Laschet Junior gab seinem Vater die Mobilfunknummer von van Laack-Chef von Daniels. Armin Laschet (CDU) selbst griff mitten in der ersten Welle der Pandemie zum Hörer, um van Laack zu kontaktieren. Damals waren Masken Mangelware, Produktions-Kapazitäten wurden dringend gesucht und aus heutiger Sicht horrende Preise gezahlt.
Die Last der Masken-Deals im Bundestagswahlkampf
Die SPD-Opposition versuchte, den ersten van-Laack-Deal zu skandalisieren. Armin Laschet erklärte wiederholt, keine persönlichen Vorteile gehabt zu haben. Es sei ganz normal, heimische Unternehmen anzusprechen.
Aber dennoch muss sich Laschet - auch in seiner neuen Rolle als CDU-Bundesvorsitzender - immer wieder nach dem Zustandekommen der Geschäftsbeziehungen zu van Laack fragen lassen.

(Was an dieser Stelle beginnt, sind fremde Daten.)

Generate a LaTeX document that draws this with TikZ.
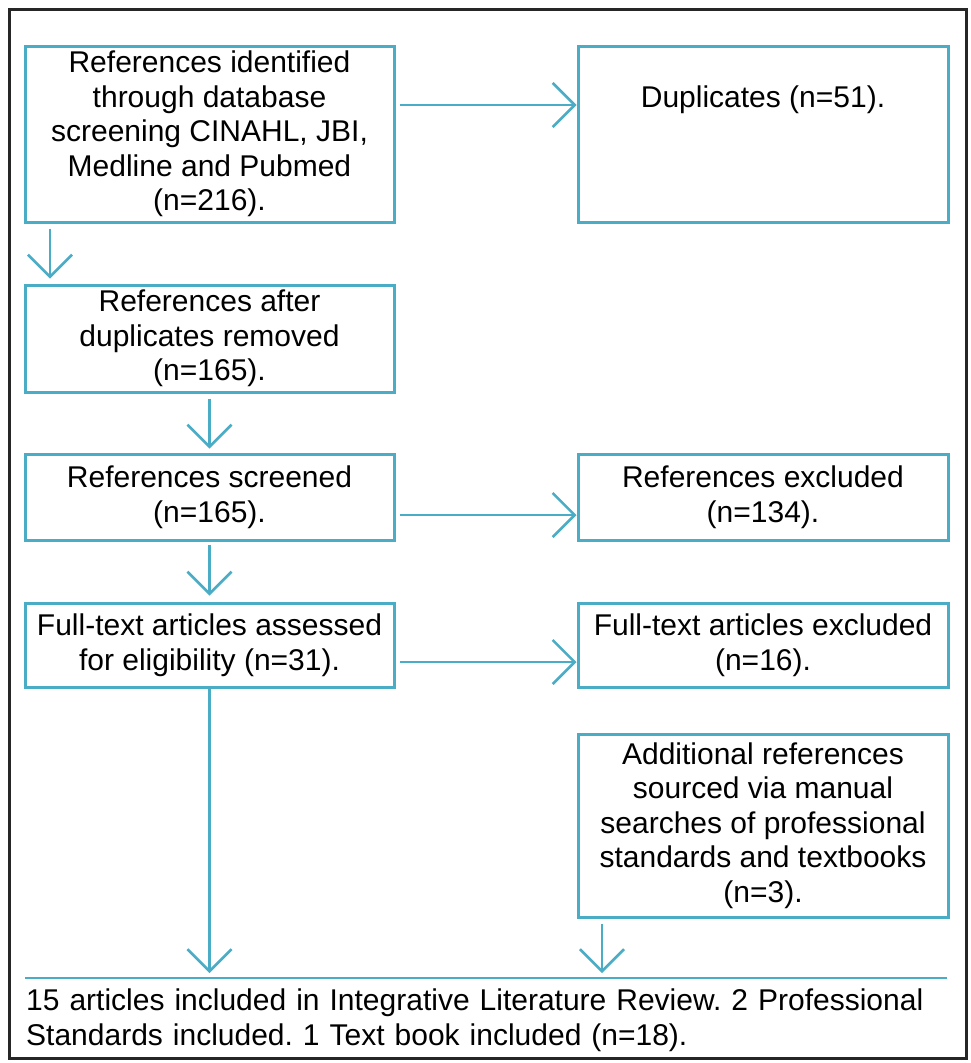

Auch weil ein viel größerer Maskenskandal die Union belastet und im Bundestagswahlkampf gewiss eine Rolle spielen wird: Mehrere Bundestagsabgeordnete von CDU und CSU haben wegen überhöhter Provisionen für Maskendeals ihre Mandate niedergelegt.
Ein Prozess um Schadensersatz von van Laack gegen das Land NRW würde da höchst ungelegen kommen.